“Ah! believe me, whatever we may say about the reckless, heedless multitude of mankind, those whom God blesses, and those whom God uses, cannot fall until the day’s work is done.”
Edwin Paxton Hood
Yesterday was a physical struggle and today continues on that note. With my knee being a constant problem for mobility, I am having to rely on others to get things accomplished. And this is definitely not in alignment with my character. I will not ask for help. I will struggle and fight through the pain and problems to get things completed.
So, this injury is humbling. And I really think that is the purpose and lesson I am supposed to be working through over the next few days as I heal. I need to learn to trust in others. And that is a really difficult thing for me to do, even when it is my own people.
I am going to be receptive to the lesson and learn what I need to grow and continue on my journey. This may not be the way I want things to be, however, it is the way that things are. And no amount of worry or anger is ever going to change that. I can only pray and read as I walk the path ahead of me.
There is still work to be done and that work is not getting accomplished through my own stubbornness and determination. That work is now going to rely on compassion and cooperation. This weekend is going to be a chance for my family and I to work together out of the necessity of my limitations. And that process can only make us stronger as a whole. Rather than me working on things as an individual, I have to put trust and faith in them just as I easily put trust and faith in God.

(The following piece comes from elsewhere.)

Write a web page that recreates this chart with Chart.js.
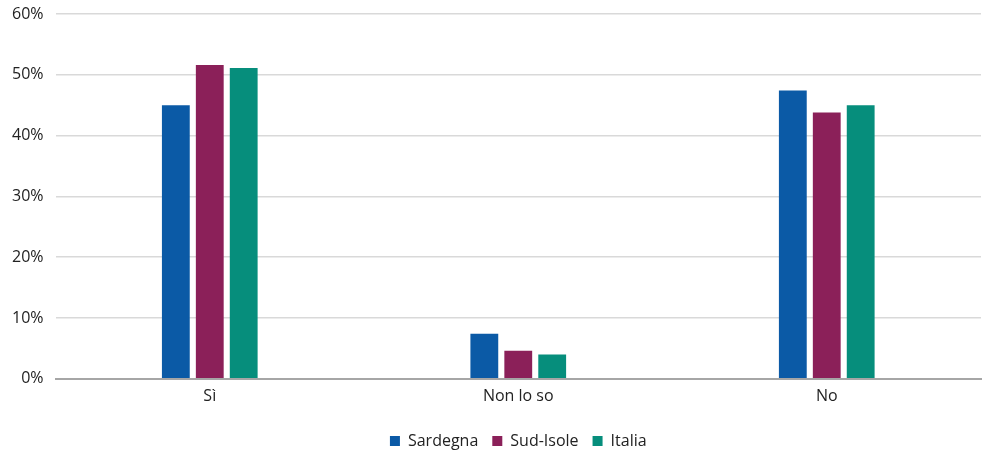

I think one of the biggest problems I have experienced in the past is the limitation I have placed on the importance of others in my walk. I am not a huge fan of the folks that gather in churches because I have seen in the past how folks get turned away from their main focus of worship and end up worrying about baser things. BUT, I cannot let other people be a stumbling block in my walk with God. So, I have worked around that by attending a few different church buildings at different times. Now thinking that I might be limited in my ability to be among those folks this weekend is even starting to trouble me in spite of the fact that I started out just looking for an intimate study group and resigned myself to attending services.
The blessing has been that the places I have gone have not been packed with people. And the folks I have met over the past few months of working on my walk have been really beneficial in helping me dispel my fears of the folks at church. And, at this point, even if they were your typical church ladies with their bonnets tied too tightly I would still be going to church. I am never going to let other people stop me from attending church. So, just as with this lesson I am learning now, through all these struggles, obstacles, and challenges, I am continuing my walk and, hopefully, strengthening my relationship.
If I want any relationship to be stronger, I must share in what the other values. This weekend will be a journey in strengthening relationships with others as I humble myself to ask for help.
Peace to your home. Bless your being. The reign of God is now. Have the day you want. I hope you find whatever you’re looking for.